Thursday 20 March 2008

Crinkle Fabric



I want to make a collared wrap over blouse from crinkled fabric.
The pattern is New Look 6252 and the fabric is a burnt orange and gold crinkle polyester fabric.
How should I approach the collars and cuffs etc?
Should I iron some of the fabric flat and use that for the collar/cuff/facing, or somehow try to fuse whilst maintaining the crinkle?
How do you keep the crinkle when assembling?

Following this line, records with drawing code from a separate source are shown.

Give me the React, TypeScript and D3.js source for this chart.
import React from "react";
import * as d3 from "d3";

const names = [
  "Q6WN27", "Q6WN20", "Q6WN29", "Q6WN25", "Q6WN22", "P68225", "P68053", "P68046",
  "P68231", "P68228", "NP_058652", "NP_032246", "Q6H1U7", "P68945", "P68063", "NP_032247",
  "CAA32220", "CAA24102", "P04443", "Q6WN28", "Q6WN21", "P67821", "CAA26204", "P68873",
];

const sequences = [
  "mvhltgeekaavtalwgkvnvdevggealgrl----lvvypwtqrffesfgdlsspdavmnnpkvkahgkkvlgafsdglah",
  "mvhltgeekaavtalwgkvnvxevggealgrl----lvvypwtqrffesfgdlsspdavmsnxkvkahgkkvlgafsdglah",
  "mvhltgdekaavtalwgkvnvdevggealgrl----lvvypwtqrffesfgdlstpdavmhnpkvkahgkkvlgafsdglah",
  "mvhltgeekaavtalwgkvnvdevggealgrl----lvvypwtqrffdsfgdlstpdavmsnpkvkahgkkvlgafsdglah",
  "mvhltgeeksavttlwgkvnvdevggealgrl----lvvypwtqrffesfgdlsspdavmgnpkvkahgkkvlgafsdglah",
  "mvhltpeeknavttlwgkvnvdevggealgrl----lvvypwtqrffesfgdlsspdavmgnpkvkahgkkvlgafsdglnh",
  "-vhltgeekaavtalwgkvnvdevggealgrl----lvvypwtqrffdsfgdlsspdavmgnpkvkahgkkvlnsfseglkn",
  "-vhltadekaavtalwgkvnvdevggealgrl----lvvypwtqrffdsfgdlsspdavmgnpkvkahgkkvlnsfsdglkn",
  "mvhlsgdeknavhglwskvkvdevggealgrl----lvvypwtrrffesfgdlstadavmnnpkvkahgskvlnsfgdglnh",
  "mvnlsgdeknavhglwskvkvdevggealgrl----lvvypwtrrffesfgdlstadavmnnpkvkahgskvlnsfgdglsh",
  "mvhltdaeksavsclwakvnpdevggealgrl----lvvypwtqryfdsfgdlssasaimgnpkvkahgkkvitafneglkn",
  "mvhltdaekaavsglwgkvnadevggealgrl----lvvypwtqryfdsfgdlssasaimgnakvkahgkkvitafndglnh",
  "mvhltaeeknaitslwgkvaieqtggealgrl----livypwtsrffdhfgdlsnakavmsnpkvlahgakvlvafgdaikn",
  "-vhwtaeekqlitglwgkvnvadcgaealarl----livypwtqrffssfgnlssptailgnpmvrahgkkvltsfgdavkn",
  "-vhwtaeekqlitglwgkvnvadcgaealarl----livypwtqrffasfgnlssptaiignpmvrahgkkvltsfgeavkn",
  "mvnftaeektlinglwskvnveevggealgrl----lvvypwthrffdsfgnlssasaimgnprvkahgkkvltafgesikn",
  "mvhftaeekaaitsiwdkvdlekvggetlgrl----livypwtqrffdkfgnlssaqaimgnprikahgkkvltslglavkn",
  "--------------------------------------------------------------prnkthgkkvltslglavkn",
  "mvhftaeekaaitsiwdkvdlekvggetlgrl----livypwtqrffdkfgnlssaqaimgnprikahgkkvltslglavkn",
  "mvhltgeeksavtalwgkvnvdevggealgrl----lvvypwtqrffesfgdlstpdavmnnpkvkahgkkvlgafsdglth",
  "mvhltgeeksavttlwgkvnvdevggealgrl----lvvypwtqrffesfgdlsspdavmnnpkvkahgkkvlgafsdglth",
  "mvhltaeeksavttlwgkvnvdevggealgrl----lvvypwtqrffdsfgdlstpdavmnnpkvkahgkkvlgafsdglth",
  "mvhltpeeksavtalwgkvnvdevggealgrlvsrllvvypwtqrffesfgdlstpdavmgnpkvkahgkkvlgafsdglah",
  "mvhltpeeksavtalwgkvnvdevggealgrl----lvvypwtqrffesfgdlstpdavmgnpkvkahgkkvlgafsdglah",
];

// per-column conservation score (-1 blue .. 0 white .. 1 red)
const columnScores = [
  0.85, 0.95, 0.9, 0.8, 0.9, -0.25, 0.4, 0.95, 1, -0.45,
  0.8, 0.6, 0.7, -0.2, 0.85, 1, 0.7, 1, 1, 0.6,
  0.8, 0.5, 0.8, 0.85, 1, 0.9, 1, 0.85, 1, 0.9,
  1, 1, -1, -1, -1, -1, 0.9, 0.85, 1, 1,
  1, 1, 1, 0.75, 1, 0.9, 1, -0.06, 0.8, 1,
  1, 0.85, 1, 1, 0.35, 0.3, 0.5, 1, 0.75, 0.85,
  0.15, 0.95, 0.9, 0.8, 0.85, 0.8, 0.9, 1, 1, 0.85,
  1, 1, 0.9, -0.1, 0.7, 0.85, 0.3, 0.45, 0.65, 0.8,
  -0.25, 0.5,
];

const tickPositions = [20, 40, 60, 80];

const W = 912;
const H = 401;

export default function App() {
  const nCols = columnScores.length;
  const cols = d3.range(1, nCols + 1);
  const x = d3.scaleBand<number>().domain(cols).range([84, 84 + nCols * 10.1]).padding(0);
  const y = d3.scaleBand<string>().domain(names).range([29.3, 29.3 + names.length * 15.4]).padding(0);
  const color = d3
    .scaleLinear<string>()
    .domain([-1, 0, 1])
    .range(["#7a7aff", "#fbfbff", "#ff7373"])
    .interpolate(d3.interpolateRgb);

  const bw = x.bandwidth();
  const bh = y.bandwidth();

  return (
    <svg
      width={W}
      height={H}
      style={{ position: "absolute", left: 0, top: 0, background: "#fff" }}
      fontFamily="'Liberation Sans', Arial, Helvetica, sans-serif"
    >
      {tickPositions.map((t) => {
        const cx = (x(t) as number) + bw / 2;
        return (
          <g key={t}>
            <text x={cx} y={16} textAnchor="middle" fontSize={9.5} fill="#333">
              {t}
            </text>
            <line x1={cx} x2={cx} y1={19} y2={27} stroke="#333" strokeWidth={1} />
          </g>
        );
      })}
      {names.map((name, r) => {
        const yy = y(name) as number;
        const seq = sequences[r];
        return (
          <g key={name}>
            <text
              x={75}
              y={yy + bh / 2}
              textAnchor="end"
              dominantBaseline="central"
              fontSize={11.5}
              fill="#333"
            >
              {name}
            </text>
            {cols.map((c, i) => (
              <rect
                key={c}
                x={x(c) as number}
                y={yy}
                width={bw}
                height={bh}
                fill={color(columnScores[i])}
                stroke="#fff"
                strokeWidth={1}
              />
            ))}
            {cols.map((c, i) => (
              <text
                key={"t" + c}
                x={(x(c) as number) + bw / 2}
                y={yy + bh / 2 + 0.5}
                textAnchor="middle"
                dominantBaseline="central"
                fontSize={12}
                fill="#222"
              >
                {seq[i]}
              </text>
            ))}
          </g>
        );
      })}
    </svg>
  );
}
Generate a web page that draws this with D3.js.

What about pressing seams, hems etc?

I would appreciate any tips you might have to share on this, because I really want to make this wrap top for my SWAP :-)

3 comments:

Ann said...

Ruthie, try a piece of the fabric by ironing on the interfacing and then washing it to see if the crinkle comes back. When I have used it and seersucker, I usually have flat fabric when I am done.

I noticed your eyelet fabric. I just finished 2 western shirts in that excat eyelet design and love them. Also the Hutterite girls I teach are making their blouses out of that fabric and they are looking great. Good choice.
Ann

sdBev said...

Instead of ironing, do the pressing thing. Press, lift move to next area press lift repeat

Anonymous said...

Ruth, I made a dress from crinkle fabric. I ironed the fabric (it is not completley flat then, but is not crinkly either) and then fused interfacing to the collar, collarstand, cuffs and front facing. When I finished the dress, I just made it wet and "crushed" it, the crinkles were back in (because you iron the dress while constructing anyway, so even the body is unwrinkled). The collar and such is not as crinkly, but you can see the crinkle lines and so you don´t notice the difference. And the facing is anyhow on the inside. My fabric was a crinkle viscose/cotton blend. You can see the dress on my blog, a purple shirtdress.